READ: Hell Hath No Fury Like Frances McDormand in ‘Three Billboards’

When McDonagh writes, his characters come first, and the story develops based on who those characters naturally become. In “Three Billboards” those characters take the form of Mildred facing off against the police—which also includes supporting actor contender Sam Rockwell as a racist, absusive, and alcoholic officer who still lives at home with his mother. Although the film is fictional, the actors’ voices inform who they become onscreen.

“It’s useful for me to have some kind of version, almost my version of their voices in my head, listening to the cadence in their speech and their attitude,” McDonagh says. “I didn’t know Frances very well before making the film, but the picture of her I had of a good actress and a particularly strong one behind the scenes and in interviews was as much a presence as her actual voice.” That didn’t apply only to McDormand. “Sam is such a nice, funny guy. The trick was to allow the decency that’s in Sam to bubble through into this mean brute of a character so that he wouldn’t be the simple villain.”

Interestingly, it was that initial question of “Who put up these billboards and what’s her story?” that inspired these characters, but McDonagh didn’t otherwise know where to go from there. He let the characters take him away. “I didn’t plot the movie out before writing it or even during,” he says. “I just set these characters going, try to see what would happen scene to scene, and let the story develop organically.” He stays in writing mode until the script is done, and that’s when he starts to think about the film from the perspective of a director.

As the title of the film suggests, the town that “acts” as the ficitonal Ebbing, Missouri becomes a character all its own. It was essential to get the location right. “You search and search until you find a character-full town that ticks all the boxes you had in your mind’s eye,” McDonagh says of his location search. “I wanted it to be a place that hadn’t changed much since the ’40s or ’50s and won't really change in the next 20, 30, or 40 years. I like films that feel timeless.”

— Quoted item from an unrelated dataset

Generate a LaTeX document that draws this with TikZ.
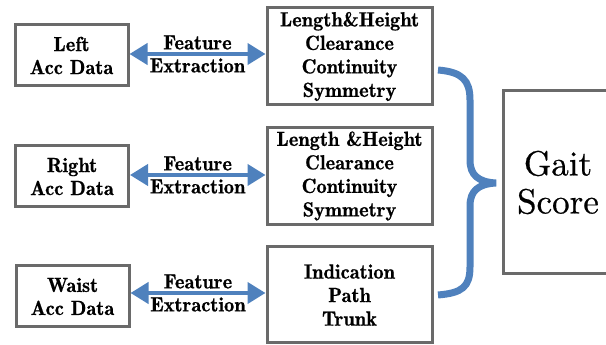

Once the location is decided, he hones in on his actors. “I don’t think the script or the dialogue is a vague blueprint to work from. I’m not a fan of straying away too much from the script,” McDonagh says. “The idea is to have them stick to the script as if it’s a piece of music, but to have them play it in whatever fashion they feel is the most truthful.”

That truth comes from his flexibility in letting actors interpret the characters they play. He meets with each of them one on one before production begins to go through the whole script. “With Frances, we analyzed every scene, and I expressed why I wrote every line, but that doesn’t mean she had to follow my opinions about the character at all,” he reveals. Once he’s moved into the director phase of filmmaking, it’s about actors sticking to his script while digging into their skill set to bring their own perspective into the character they’re bringing to life. “I give actors as much information as possible that I have as a writer and then try to allow them to be as free as possible as a director.” The final product is a timely and timeless snapshot of small town, USA and the change that can happen in the people who live there.